Las restricciones de derechos de las mujeres musulmanas son bien conocidas. Por citar sólo algunos ejemplos, en Indonesia es ilegal que lleven pantalones; en Afganistán el 80% de ellas son analfabetas; en zonas rurales de Marruecos son obligadas a casarse jóvenes, a veces incluso con sus violadores (recordemos el caso de Amina Filali, joven marroquí que terminó con su vida por este motivo); en Arabia Saudí no pueden siquiera conducir? Casos suficientes que nos advierten, como dice Marieme, que el mismo énfasis que se hace en la supuesta defensa de la integración de la mujer musulmana debiera ponerse, pues, en la lucha por los derechos plenos de ésta en sus países de origen. En el fondo, según la atinada observación de Armando B. Ginés, en un artículo de Rebelión, «lo que se pretende es satanizar la libertad de la mujer en general, tanto la occidental como la árabe, estableciendo dos formas contrapuestas de ser femenina, una supuestamente libre [?], el prototipo de la mujer occidental delgada, depilada y siempre pendiente de su belleza física, y otra oscura y medieval simbolizada en la imagen de una mujer árabe anulada bajo su indumentaria tradicional. Ambos iconos son producto del imaginario del hombre, de la cultura capitalista que quiere perpetuar los roles clásicos de dominación en sus espacios inveterados: arriba el hombre activo, abajo, la mujer pasiva y objeto de la pasión masculina».
Nadie duda de que las mujeres musulmanas han de recorrer un largo trecho en su lucha por sus derechos plenos, allí y aquí, pero no es con prohibiciones, anatemas y restricciones como ello pueda lograrse.

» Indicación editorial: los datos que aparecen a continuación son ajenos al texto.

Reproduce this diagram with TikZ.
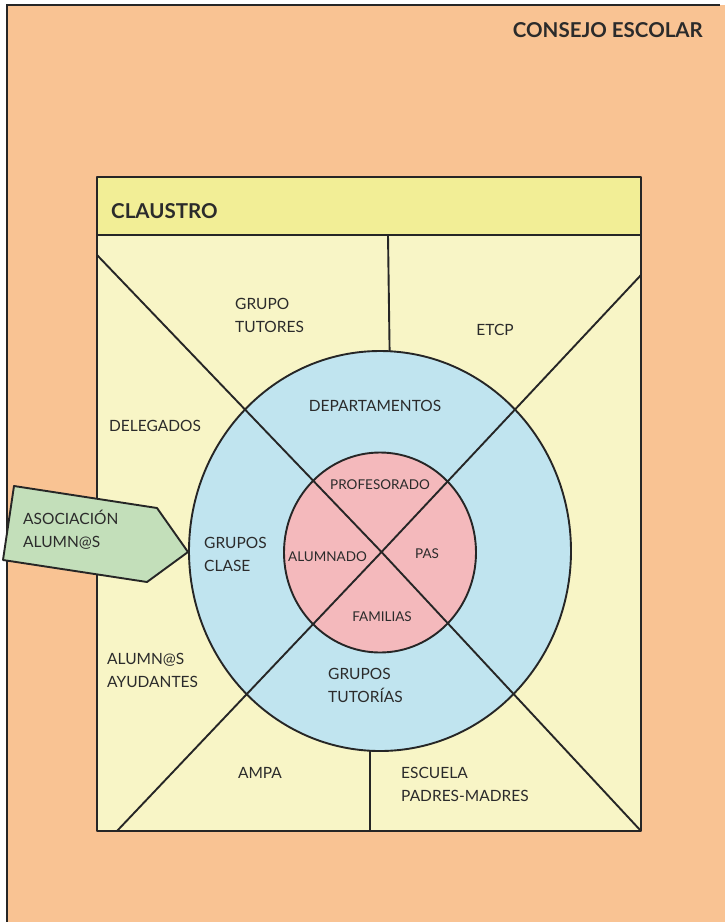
\documentclass[tikz,border=0pt]{standalone}
\usepackage{fontspec}
\setmainfont{Lato}
\definecolor{orangebg}{HTML}{F9C393}
\definecolor{headcol}{HTML}{F2EE96}
\definecolor{bodycol}{HTML}{F8F5C6}
\definecolor{bluecol}{HTML}{C0E4EF}
\definecolor{pinkcol}{HTML}{F4B9BC}
\definecolor{greencol}{HTML}{C3DFBA}
\definecolor{inkcol}{HTML}{262626}
\definecolor{txtcol}{HTML}{2B2B2B}
\begin{document}
\begin{tikzpicture}[x=1pt,y=-1pt,
  ln/.style={draw=inkcol,line width=1.9pt,line join=round},
  frame/.style={draw=inkcol,line width=1.6pt},
  lbl/.style={text=txtcol,inner sep=0pt,font=\fontsize{15.5}{23}\selectfont,align=left},
  inlbl/.style={text=txtcol,inner sep=0pt,font=\fontsize{13.5}{16}\selectfont},
  ttl/.style={text=txtcol,inner sep=0pt,font=\fontsize{20.5}{24}\selectfont\bfseries}]
\useasboundingbox (0,0) rectangle (725,922);
\fill[white] (0,0) rectangle (725,922);
\fill[orangebg] (7,5) rectangle (725,922);
\draw[frame] (7,922) -- (7,5) -- (720,5);
% claustro box
\fill[bodycol] (97,235) rectangle (641,831);
\fill[headcol] (97,177) rectangle (641,235);
\coordinate (hl) at (97,235);
\coordinate (hr) at (641,235);
\draw[ln] (97,177) rectangle (641,831);
\draw[ln] (hl) -- (hr);
% dividers
\coordinate (dt1) at (388,235);
\coordinate (dt2) at (390,380);
\coordinate (db1) at (370,720);
\coordinate (db2) at (370,831);
\draw[ln] (dt1) -- (dt2);
\draw[ln] (db1) -- (db2);
% circles
\coordinate (C) at (380,551);
\draw[ln,fill=bluecol] (C) ellipse [x radius=191pt,y radius=200pt];
\draw[ln,fill=pinkcol] (380,552.5) ellipse [x radius=96pt,y radius=100pt];
% diagonals
\coordinate (X) at (381.5,552);
\coordinate (tl) at (97,255);
\coordinate (br) at (641,831);
\coordinate (tr) at (641,275);
\coordinate (bl) at (117,831);
\draw[ln] (tl) -- (X) -- (br);
\draw[ln] (tr) -- (X) -- (bl);
% arrow
\draw[ln,fill=greencol] (14,486) -- (157,508) -- (188,552) -- (147,582) -- (3,560) -- cycle;
% texts
\node[ttl,anchor=east] (consejo) at (703,30) {CONSEJO ESCOLAR};
\node[ttl,anchor=west] (claustro) at (111,211) {CLAUSTRO};
\node[lbl,anchor=west] (tutores) at (235,315.5) {GRUPO\\TUTORES};
\node[lbl] (etcp) at (495,330) {ETCP};
\node[lbl] (dep) at (375,406) {DEPARTAMENTOS};
\node[lbl,anchor=west] (deleg) at (109,426) {DELEGADOS};
\node[lbl,anchor=west] (gclase) at (204,554.5) {GRUPOS\\CLASE};
\node[lbl,anchor=west] (asoc) at (23,530) {ASOCIACIÓN\\ALUMN@S};
\node[inlbl] (prof) at (380,485) {PROFESORADO};
\node[inlbl,anchor=west] (alum) at (288,557) {ALUMNADO};
\node[inlbl] (pas) at (427,554) {PAS};
\node[inlbl] (fam) at (382,617) {FAMILIAS};
\node[lbl,anchor=west] (gtut) at (328,685.5) {GRUPOS\\TUTORÍAS};
\node[lbl,anchor=west] (ayud) at (107,670.5) {ALUMN@S\\AYUDANTES};
\node[lbl] (ampa) at (260,773) {AMPA};
\node[lbl,anchor=west] (escuela) at (401,784.5) {ESCUELA\\PADRES-MADRES};
\end{tikzpicture}
\end{document}
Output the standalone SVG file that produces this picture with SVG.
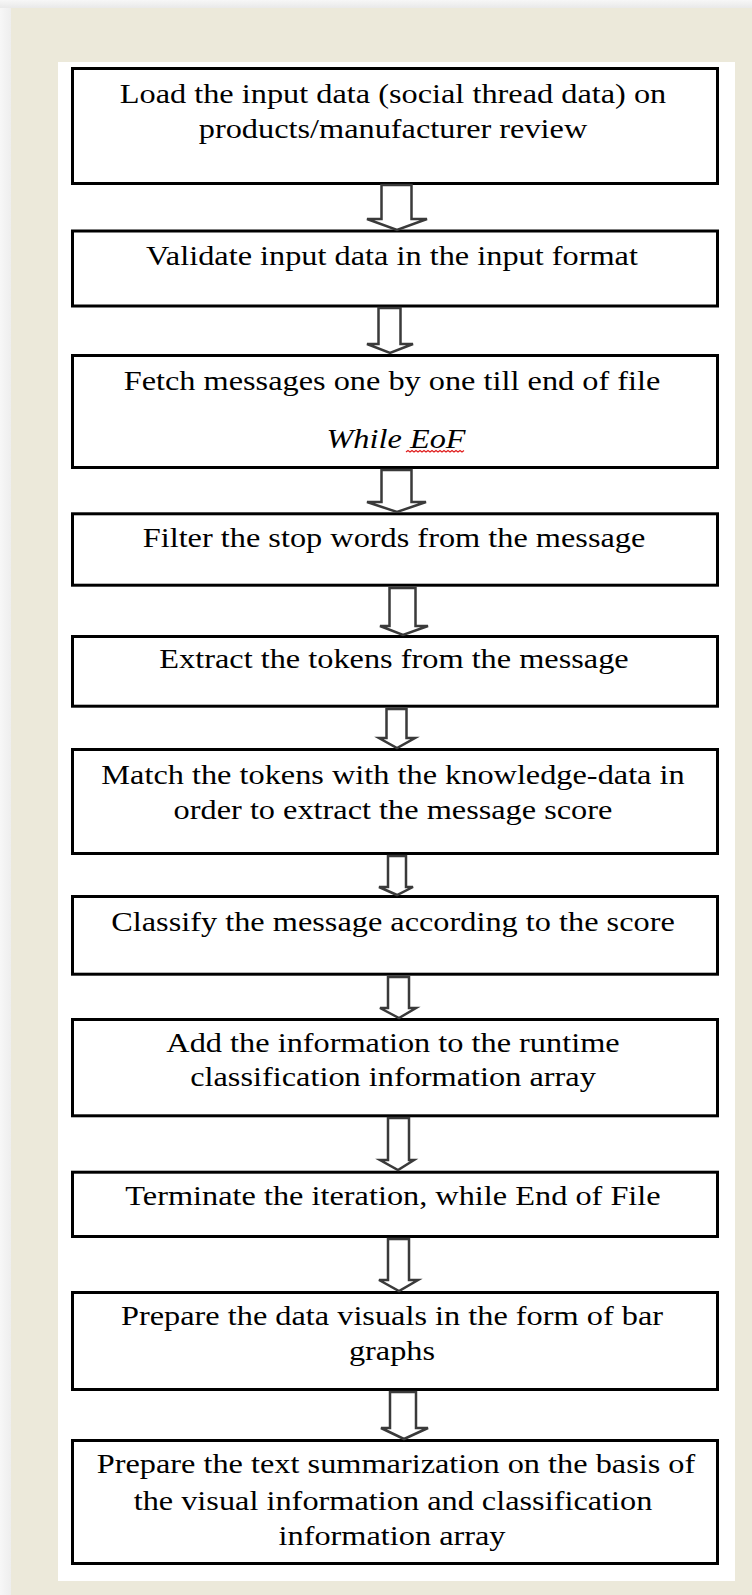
<svg xmlns="http://www.w3.org/2000/svg" width="752" height="1595" viewBox="0 0 752 1595">
  <defs>
    <linearGradient id="shadowL" x1="0" y1="0" x2="1" y2="0">
      <stop offset="0" stop-color="#f7f7f7"/>
      <stop offset="1" stop-color="#eeeeee"/>
    </linearGradient>
    <linearGradient id="shadowT" x1="0" y1="0" x2="0" y2="1">
      <stop offset="0" stop-color="#f7f7f7"/>
      <stop offset="1" stop-color="#e9e9e9"/>
    </linearGradient>
    <style>
      .box { fill: #ffffff; stroke: #000000; stroke-width: 3; }
      .lbl { font-family: "Liberation Serif", "Times New Roman", serif; font-size: 26.5px; fill: #000000; text-anchor: middle; }
      .it { font-style: italic; }
      .arrow { fill: #ffffff; stroke: #3a3a3a; stroke-width: 2.5; stroke-linejoin: miter; }
    </style>
  </defs>

  <!-- background -->
  <rect x="0" y="0" width="752" height="1595" fill="#ffffff"/>
  <rect x="0" y="0" width="11" height="1595" fill="url(#shadowL)"/>
  <rect x="0" y="0" width="752" height="8" fill="url(#shadowT)"/>
  <rect x="11" y="8" width="741" height="1587" fill="#ece9da"/>
  <rect x="58" y="62" width="677" height="1519" fill="#ffffff"/>

  <g id="node1">
    <rect class="box" x="72.5" y="68.5" width="645" height="115"/>
    <text class="lbl" transform="translate(393 103) scale(1.22 1)">Load the input data (social thread data) on</text>
    <text class="lbl" transform="translate(393 138) scale(1.22 1)">products/manufacturer review</text>
  </g>
  <g id="node2">
    <rect class="box" x="72.5" y="231" width="645" height="75"/>
    <text class="lbl" transform="translate(392 265) scale(1.22 1)">Validate input data in the input format</text>
  </g>
  <g id="node3">
    <rect class="box" x="72.5" y="355.5" width="645" height="112"/>
    <text class="lbl" transform="translate(392 390) scale(1.22 1)">Fetch messages one by one till end of file</text>
    <text class="lbl it" transform="translate(396 448) scale(1.22 1)">While EoF</text>
    <path d="M406 452 l2 -1.5 l2 1.5 l2 -1.5 l2 1.5 l2 -1.5 l2 1.5 l2 -1.5 l2 1.5 l2 -1.5 l2 1.5 l2 -1.5 l2 1.5 l2 -1.5 l2 1.5 l2 -1.5 l2 1.5 l2 -1.5 l2 1.5 l2 -1.5 l2 1.5 l2 -1.5 l2 1.5 l2 -1.5 l2 1.5 l2 -1.5 l2 1.5 l2 -1.5 l2 1.5 l2 -1.5" fill="none" stroke="#e02020" stroke-width="1.2"/>
  </g>
  <g id="node4">
    <rect class="box" x="72.5" y="513.8" width="645" height="71.4"/>
    <text class="lbl" transform="translate(394 547) scale(1.22 1)">Filter the stop words from the message</text>
  </g>
  <g id="node5">
    <rect class="box" x="72.5" y="636.5" width="645" height="69.7"/>
    <text class="lbl" transform="translate(394 668) scale(1.22 1)">Extract the tokens from the message</text>
  </g>
  <g id="node6">
    <rect class="box" x="72.5" y="749.5" width="645" height="104"/>
    <text class="lbl" transform="translate(393 784) scale(1.22 1)">Match the tokens with the knowledge-data in</text>
    <text class="lbl" transform="translate(393 819) scale(1.22 1)">order to extract the message score</text>
  </g>
  <g id="node7">
    <rect class="box" x="72.5" y="896.5" width="645" height="77.7"/>
    <text class="lbl" transform="translate(393 931) scale(1.22 1)">Classify the message according to the score</text>
  </g>
  <g id="node8">
    <rect class="box" x="72.5" y="1019.5" width="645" height="96.3"/>
    <text class="lbl" transform="translate(393 1051.5) scale(1.22 1)">Add the information to the runtime</text>
    <text class="lbl" transform="translate(393 1086) scale(1.22 1)">classification information array</text>
  </g>
  <g id="node9">
    <rect class="box" x="72.5" y="1172.2" width="645" height="64.3"/>
    <text class="lbl" transform="translate(393 1205) scale(1.22 1)">Terminate the iteration, while End of File</text>
  </g>
  <g id="node10">
    <rect class="box" x="72.5" y="1292.5" width="645" height="97"/>
    <text class="lbl" transform="translate(392 1325) scale(1.22 1)">Prepare the data visuals in the form of bar</text>
    <text class="lbl" transform="translate(392 1360) scale(1.22 1)">graphs</text>
  </g>
  <g id="node11">
    <rect class="box" x="72.5" y="1440.5" width="645" height="123"/>
    <text class="lbl" transform="translate(396 1473) scale(1.22 1)">Prepare the text summarization on the basis of</text>
    <text class="lbl" transform="translate(393 1510) scale(1.22 1)">the visual information and classification</text>
    <text class="lbl" transform="translate(392 1545) scale(1.22 1)">information array</text>
  </g>

  <g id="connectors">
    <polygon class="arrow" points="381.5,185 411.5,185 411.5,219 427,219 397,230 367,219 381.5,219"/>
    <polygon class="arrow" points="378.5,308 400.5,308 400.5,344 413,344 390,353 367,344 378.5,344"/>
    <polygon class="arrow" points="381.5,470 411.5,470 411.5,502 426,502 397,512 367,502 381.5,502"/>
    <polygon class="arrow" points="389.5,588 415.5,588 415.5,626 428,626 403,635 380,626 389.5,626"/>
    <polygon class="arrow" points="386.5,709 406.5,709 406.5,738 415,738 397,748 379,738 386.5,738"/>
    <polygon class="arrow" points="388,856 406,856 406,887 413,887 397,895 379,887 388,887"/>
    <polygon class="arrow" points="388,977 409,977 409,1008 416,1008 399,1018 380,1008 388,1008"/>
    <polygon class="arrow" points="388,1118 409,1118 409,1160 414,1160 398,1170 380,1160 388,1160"/>
    <polygon class="arrow" points="388,1239 409,1239 409,1280 418,1280 399,1291 379,1280 388,1280"/>
    <polygon class="arrow" points="390,1392 416,1392 416,1428 428,1428 404,1439 381,1428 390,1428"/>
  </g>
</svg>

Creo que la lucha por su igualdad plena debe partir de ellas mismas, con un empoderamiento propio, sin tutelaje por parte del hombre ni, por supuesto, del Estado. Algunas ya han empezado a recorrer el camino: en Berlín y Londres se sucedieron hace unos días varias manifestaciones de protesta en las que las manifestantes enarbolaban una pancarta que rezaba así: «Islamofobia no es libertad».